McKinsey is not the only parent to unwittingly open up this digital Pandora’s box. Smartphones and other devices are designed to be addicting. They entice us using push notifications, bright colors, bells, swoosh sounds and instant gratification.
“Pulling a lever on a slot machine and pulling to refresh on a phone are very similar actions,” states Catherine Price, author of How to Break Up with Your Smartphone: The 30-Day Plan to Take Back Your Life. “On the phone, you don’t know what is going to be waiting for you when you reach for it, which makes you reach for it even more. Most of the time when you pick up your phone, there is the something there that stimulates an emotion or in some way makes it feel like it was worth checking, even if it is the alleviation of anxiety from not checking.”
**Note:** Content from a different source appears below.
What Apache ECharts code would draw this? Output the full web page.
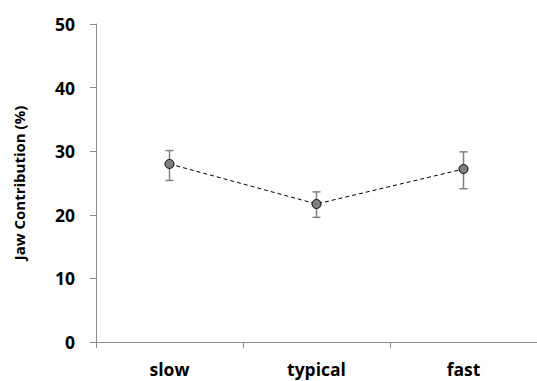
<!DOCTYPE html>
<html>
<head>
<meta charset="utf-8">
<script src="https://cdn.jsdelivr.net/npm/echarts@6/dist/echarts.min.js"></script>
<style>
  html, body { margin: 0; padding: 0; background: #fff; }
  #chart { width: 537px; height: 381px; }
</style>
</head>
<body>
<div id="chart"></div>
<script>
var categories = ['slow', 'typical', 'fast'];
var means = [28.0, 21.7, 27.2];
var errLow = [25.4, 19.6, 24.1];
var errHigh = [30.1, 23.6, 29.9];

var font = '"Open Sans", sans-serif';
var axisGray = '#8c8c8c';

var chart = echarts.init(document.getElementById('chart'), null, { renderer: 'svg' });

var errData = categories.map(function (c, i) { return [i, errLow[i], errHigh[i]]; });

chart.setOption({
  animation: false,
  grid: { left: 96, top: 24, width: 444, bottom: 39, containLabel: false },
  xAxis: {
    type: 'category',
    data: categories,
    boundaryGap: true,
    axisLine: { lineStyle: { color: axisGray, width: 1 } },
    axisTick: { show: true, alignWithLabel: false, length: 6, lineStyle: { color: axisGray } },
    axisLabel: { color: '#000', fontSize: 17.5, fontWeight: 'bold', fontFamily: font, margin: 18 }
  },
  yAxis: {
    type: 'value',
    min: 0, max: 50, interval: 10,
    name: 'Jaw Contribution (%)',
    nameLocation: 'middle',
    nameGap: 70,
    nameTextStyle: { color: '#000', fontSize: 15, fontWeight: 'bold', fontFamily: font },
    axisLine: { show: true, lineStyle: { color: axisGray, width: 1 } },
    axisTick: { show: true, length: 6, lineStyle: { color: axisGray } },
    splitLine: { show: false },
    axisLabel: { color: '#000', fontSize: 17.5, fontWeight: 'bold', fontFamily: font, margin: 21 }
  },
  series: [
    {
      type: 'custom',
      data: errData,
      z: 1,
      renderItem: function (params, api) {
        var x = api.value(0);
        var lo = api.coord([x, api.value(1)]);
        var hi = api.coord([x, api.value(2)]);
        var w = 4;
        var st = { stroke: '#808080', lineWidth: 1.5 };
        return {
          type: 'group',
          children: [
            { type: 'line', shape: { x1: lo[0], y1: lo[1], x2: hi[0], y2: hi[1] }, style: st },
            { type: 'line', shape: { x1: lo[0] - w, y1: lo[1], x2: lo[0] + w, y2: lo[1] }, style: st },
            { type: 'line', shape: { x1: hi[0] - w, y1: hi[1], x2: hi[0] + w, y2: hi[1] }, style: st }
          ]
        };
      }
    },
    {
      type: 'line',
      data: means,
      z: 2,
      lineStyle: { color: '#000', width: 1, type: [4, 3] },
      symbol: 'circle',
      symbolSize: 9,
      itemStyle: { color: '#7f7f7f', borderColor: '#000', borderWidth: 1 }
    }
  ]
});
</script>
</body>
</html>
Price knows firsthand parents often fail to model healthy digital use. Her wakeup call came during the middle of the night. Price was feeding her daughter when she noticed the baby staring directly at her while she stared blankly at her phone.
“I had this vision of what I looked like from the outside. It made me sad to think about what she may be observing,” Price said.
Educators also have expressed concerns about the impact smartphones and other digital devices have on learning, from distracting students while doing homework to reducing play-based interactions. One teacher, a retired Navy spouse, suggests computers have created a creativity crisis in today’s generation of children.
“When I was first teaching, we would do a mind map–recreate a story using only pictures. My kids would produce these amazing works of art that they would be excited to spend time on,” said the elementary teacher in Kitsap County, Wash., who asked to remain anonymous. “Now 15 years later, my students don’t care about that kind of stuff. It isn’t part of what they want to do. The ease of having images shipped to you rather than having to produce them is making a lazy society.”
So, what is a parent to do? The McKinseys have tried all the usual remedies to decrease their children’s screen time. At various times, they have banned cellphones at the dinner table and bedrooms, changed passwords on devices and attempted a multi-week break from technology.
“For us as parents, it’s hard to find what will work to get them to be less addicted to it,” Keri McKinsey says.
Price offers these tips for reducing screen time:
- Find activities, such as hiking, reading, board games, bike riding, cooking, etc., that you and your children would like to “spend more time doing in the limited amount of time in life.”
- Have each family member put their phones or other devices “to bed” in a basket. Anyone caught cheating, including adults, pays a penalty that goes toward a group activity.
- Replace phones and other digital devices in bedrooms with alarm clocks.
- Make your phone or other device less appealing by switching the screen color to grey scale and turning off notifications.
- Redesign your phone or tablet so only tools appear on the home screen.
- Activate text messaging auto-reply and do not disturb while driving features.
Enforcing screen-time rules, however, can be especially challenging for military families who often have only one parent manning the home front.
“If I had held my ground, maybe we wouldn’t be in this situation. But at the same time, when your husband has been gone for three months and you are trying to hold it together until he gets back, it’s hard,” McKinsey says. “When they are gone, I pick my battles. It’s not that we’re bad parents. It’s that we’re trying to survive and make it through.”